La bambina che appare fra le quattro danzatrici è la stessa che è apparsa ne “Flauto Magico”, e alla quale Bergman ha dedicato un lunghissimo primo piano. E’ molto bella, ma ha un aspetto piuttosto inquietante, quasi da elfo. Le altre tre donne sono anch’esse molto belle, di una bellezza tipicamente bergmaniana; non sono nomi famosi, sono danzatrici, molto espressive. Tutte e quattro vestono in tute nere attillate, lo sfondo è nero, si muovono dentro un piccolo teatro che vediamo per un attimo all’inizio. Gli oggetti scenici sono ridotti al minimo: una bambola di pezza, un muro, una tenda. Una delle donne adulte ha il capo coperto, le altre hanno capelli lunghi e morbidi, una è bionda e una è mora.

Il film è impressionante, molto intenso; è impressionante quasi come “Sussurri e grida”, al quale va apparentato, e non al Flauto Magico che pure è stato girato quasi in contemporanea. Del resto, la speaker era stata chiara: “quattro donne in una stanza, una è una bambina, un’altra è morta.” Quasi come in “Sussurri e grida”.
Ma la cosa più sconvolgente è che quello che vediamo non ha molto a che vedere con quel che dice la speaker: di che cosa ci parla questo film? di che cosa ci parla “Sussurri e grida”? La mente tende a ritrarsi, le immagini sono da brividi, e la nostra parte cosciente rifiuta di spiegare il contenuto di questo film, proprio come accadeva con “Sussurri e grida”. Bergman, recidivo, è andato a pescare proprio là dove la mente, la coscienza, si rifiuta di andare a vedere, anche nei sogni: “For in that sleep of death what dreams may come, when we have shuffled off our mortal coil?” (William Shakespeare, Hamlet). Questa è la zona del rimosso, e questo è un film che fa davvero rabbrividire.
Il Ballo delle ingrate per Bergman diventa “il ballo delle dannate”: c’è differenza, perché in Monteverdi la storia assume molto della commedia (il finale è molto drammatico, ma molte sue parti potrebbero stare fra i madrigali amorosi) e non è solo cupa tragedia come la descrive Bergman.
Ecco cosa mi è venuto fuori mentre lo guardavo, pensando anche agli altri film di Bergman (primo fra tutti, “Il settimo sigillo”): lo riporto qui senza pretendere minimamente che si tratti di un’analisi critica.

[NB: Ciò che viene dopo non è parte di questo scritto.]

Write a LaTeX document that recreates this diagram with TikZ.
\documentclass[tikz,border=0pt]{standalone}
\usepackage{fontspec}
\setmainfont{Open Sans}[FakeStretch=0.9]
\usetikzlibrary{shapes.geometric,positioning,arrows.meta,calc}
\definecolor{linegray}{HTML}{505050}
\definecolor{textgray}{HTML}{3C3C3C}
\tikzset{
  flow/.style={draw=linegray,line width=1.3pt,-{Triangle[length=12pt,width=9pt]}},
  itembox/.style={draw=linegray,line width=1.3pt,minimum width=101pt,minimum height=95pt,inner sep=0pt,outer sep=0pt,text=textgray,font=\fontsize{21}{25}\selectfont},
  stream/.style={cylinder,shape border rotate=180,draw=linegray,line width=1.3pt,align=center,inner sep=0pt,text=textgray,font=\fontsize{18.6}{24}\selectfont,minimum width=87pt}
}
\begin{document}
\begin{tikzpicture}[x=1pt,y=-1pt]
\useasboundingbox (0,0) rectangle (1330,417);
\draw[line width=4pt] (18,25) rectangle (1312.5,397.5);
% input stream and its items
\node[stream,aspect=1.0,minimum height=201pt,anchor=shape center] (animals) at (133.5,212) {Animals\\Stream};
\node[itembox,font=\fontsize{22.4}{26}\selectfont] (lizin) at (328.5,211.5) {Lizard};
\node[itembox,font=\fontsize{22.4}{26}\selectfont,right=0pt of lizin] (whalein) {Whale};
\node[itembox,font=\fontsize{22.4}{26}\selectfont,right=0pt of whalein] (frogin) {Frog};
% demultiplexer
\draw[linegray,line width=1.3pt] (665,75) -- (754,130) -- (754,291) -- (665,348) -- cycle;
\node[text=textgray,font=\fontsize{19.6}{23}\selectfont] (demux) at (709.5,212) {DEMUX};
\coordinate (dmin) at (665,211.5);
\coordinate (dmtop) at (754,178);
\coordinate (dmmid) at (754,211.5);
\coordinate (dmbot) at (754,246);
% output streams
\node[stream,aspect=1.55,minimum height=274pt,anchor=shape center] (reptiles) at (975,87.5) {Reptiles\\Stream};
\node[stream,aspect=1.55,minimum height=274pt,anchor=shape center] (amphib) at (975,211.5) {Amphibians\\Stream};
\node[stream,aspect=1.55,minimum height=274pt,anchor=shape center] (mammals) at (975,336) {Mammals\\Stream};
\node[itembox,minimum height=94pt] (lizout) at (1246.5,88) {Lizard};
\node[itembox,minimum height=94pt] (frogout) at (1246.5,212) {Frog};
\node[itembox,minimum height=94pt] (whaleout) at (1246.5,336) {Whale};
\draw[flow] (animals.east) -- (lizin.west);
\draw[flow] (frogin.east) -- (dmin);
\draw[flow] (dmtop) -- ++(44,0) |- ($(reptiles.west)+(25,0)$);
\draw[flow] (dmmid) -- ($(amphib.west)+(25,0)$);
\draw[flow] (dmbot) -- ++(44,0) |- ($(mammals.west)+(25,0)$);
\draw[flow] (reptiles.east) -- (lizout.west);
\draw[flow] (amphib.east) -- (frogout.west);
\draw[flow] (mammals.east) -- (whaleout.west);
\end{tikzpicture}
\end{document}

1) La Vita è la ragazza bionda; la Speranza è la mora coi capelli corti; la Morte ha il capo coperto; la Fanciulla è se stessa (ma ha uno sguardo un po’ demoniaco, poco da fanciulla... forse mal scelta?)
2) Vita e Speranza sono collegate. La Morte attrae a sè la Vita. La Vita non chiede nulla alla Morte, e la Morte tace perché non ha nulla da dire.

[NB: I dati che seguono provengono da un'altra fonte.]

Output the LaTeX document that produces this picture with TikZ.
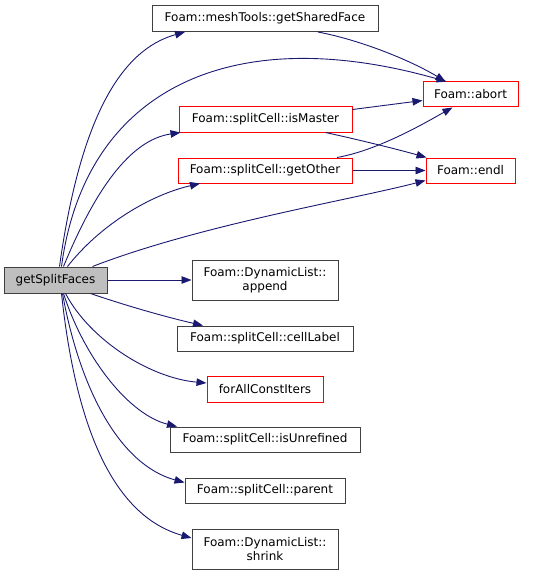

3) Non ho mai sentito la Morte dire qualcosa: io non ho mai visto la Morte chiedere qualcosa, né ottenerla. Tutto quello che le viene dato lo ha senza chiederlo né meritarlo né cercarlo.
4) E’ impossibile competere con la Morte, perché la Morte non esiste; in definitiva, è la sola prova che abbiamo della Vita, che esiste.
5) La Morte afferra la Speranza, che si libera.
6) La Vita tocca la fanciulla, la cerca con le mani, le spiega cosa deve fare. La Morte combacia con la Vita, non è differente se non in prospettiva. “Io non ho nulla da darti”; “Io non ti chiedo nulla”. In prospettiva Morte e Vita sono due facce della stessa medaglia.
7) Morte, Vita e Speranza tirano a sè la fanciulla, la tengono stretta. La Speranza le chiude un occhio, con la mano; l’altro occhio è la fanciulla stessa a tenerlo chiuso.
8) La speaker, e forse la coreografa Donya Feuer (non Bergman) volgono il discorso in chiave femminista per spiegare quanto succede, e tenere nascosto il vero significato (inquietante) della messa in scena.
9) La bambina bionda, la giovane bionda, la giovane bruna, la donna col capo coperto,
corrispondono quasi perfettamente ai quattro personaggi di Monteverdi e Rinuccini: Amore (bambino), Venere, Plutone, l’Ingrata.